Instabilities of blow-down type Venturi cavitation considering thermodynamic effect

It is known that thermodynamic effect of cavitation could not be ignored in liquids such as cryogenic liquids, refrigerants, and high temperature water. This effect could delay and suppress the further development of cavitation, thus improve the suction performance in cases of hydraulic machinery. However, the influence of thermodynamic effect on cavitation instabilities has not been adequately discussed. For this purpose, a series of systematically designed experiments of Venturi cavitation in a blow-down type cavitation tunnel have been carried out, using water as the working liquid at different temperatures.
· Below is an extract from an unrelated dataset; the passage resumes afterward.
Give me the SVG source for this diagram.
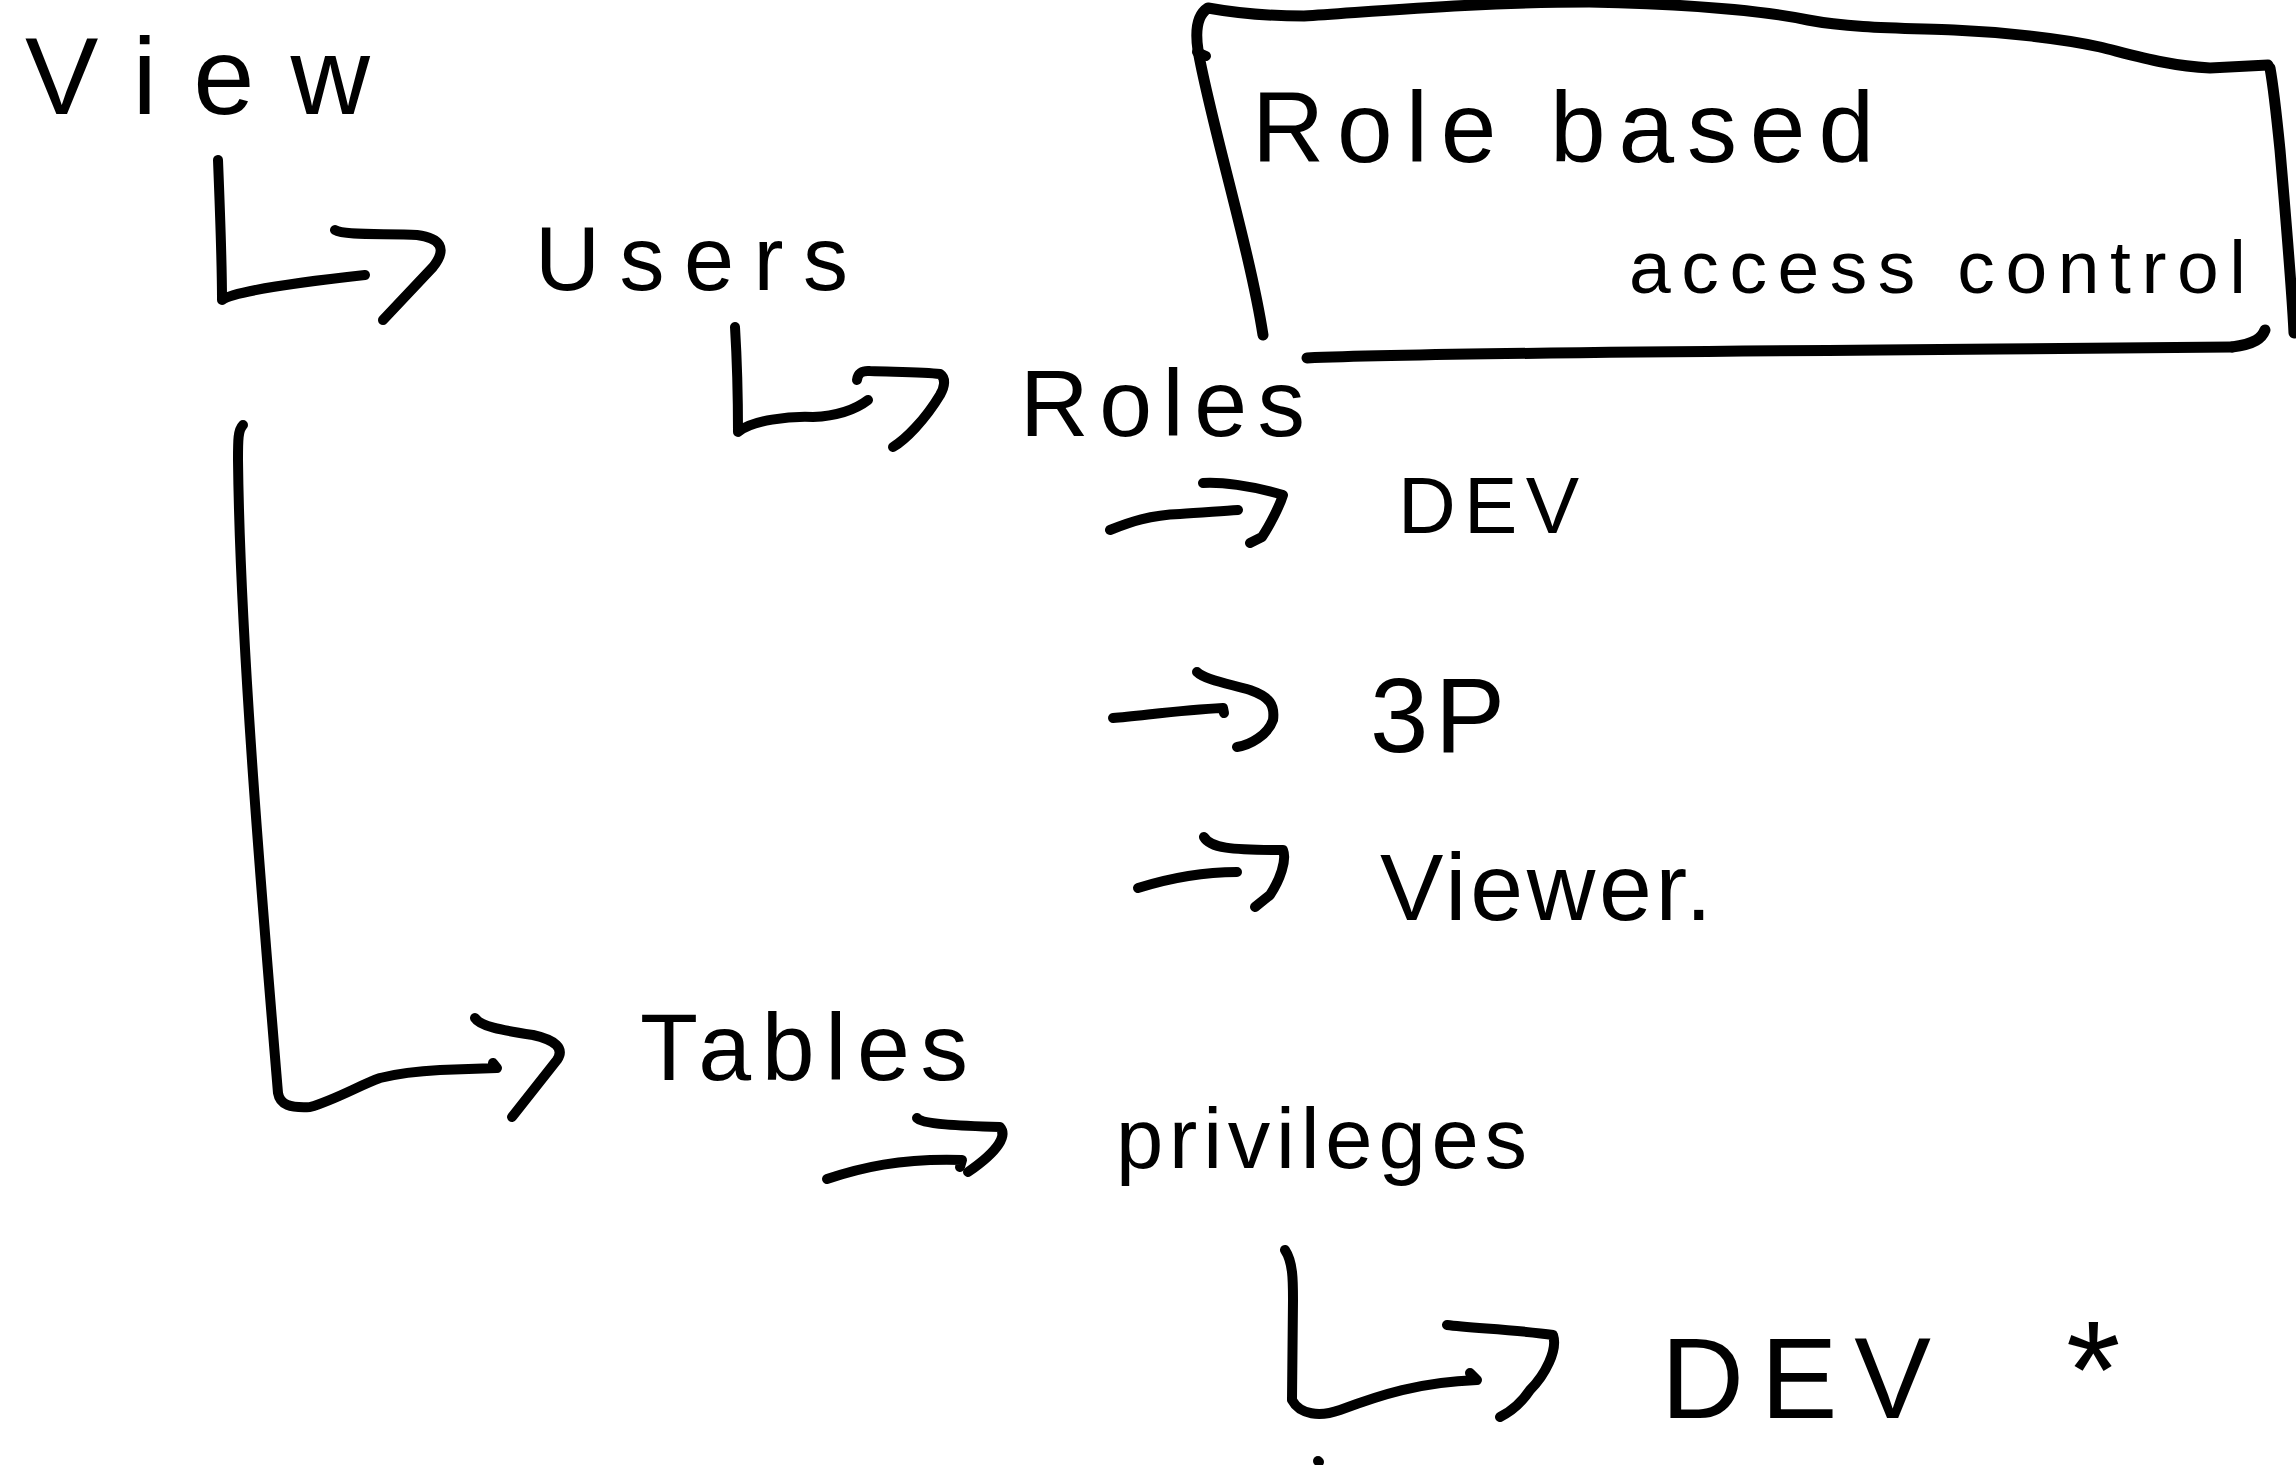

For the first time, the cavitation instabilities were analyzed and identified with controlled degrees of thermodynamic effect Σ*. The mean cavitation length $$L_{{\rm{cav}}}^ \ast$$ and three types of cavitation instabilities were recognized through an image post-processing method. A decrease of $$L_{{\rm{cav}}}^ \ast$$ is observed with an increasing Σ*. For all Σ* conditions, cavitation surge (system instability), cloud shedding, and oscillations of the attached cavitation length occur at small, middle, and large pressure recovery number (κ) conditions, respectively. The thermodynamic effect mainly influences the range of κ for different cavitation instabilities. Cavitation surge and transition from cloud shedding to oscillations of attached cavitation length shift to a lower κ with an increasing Σ*.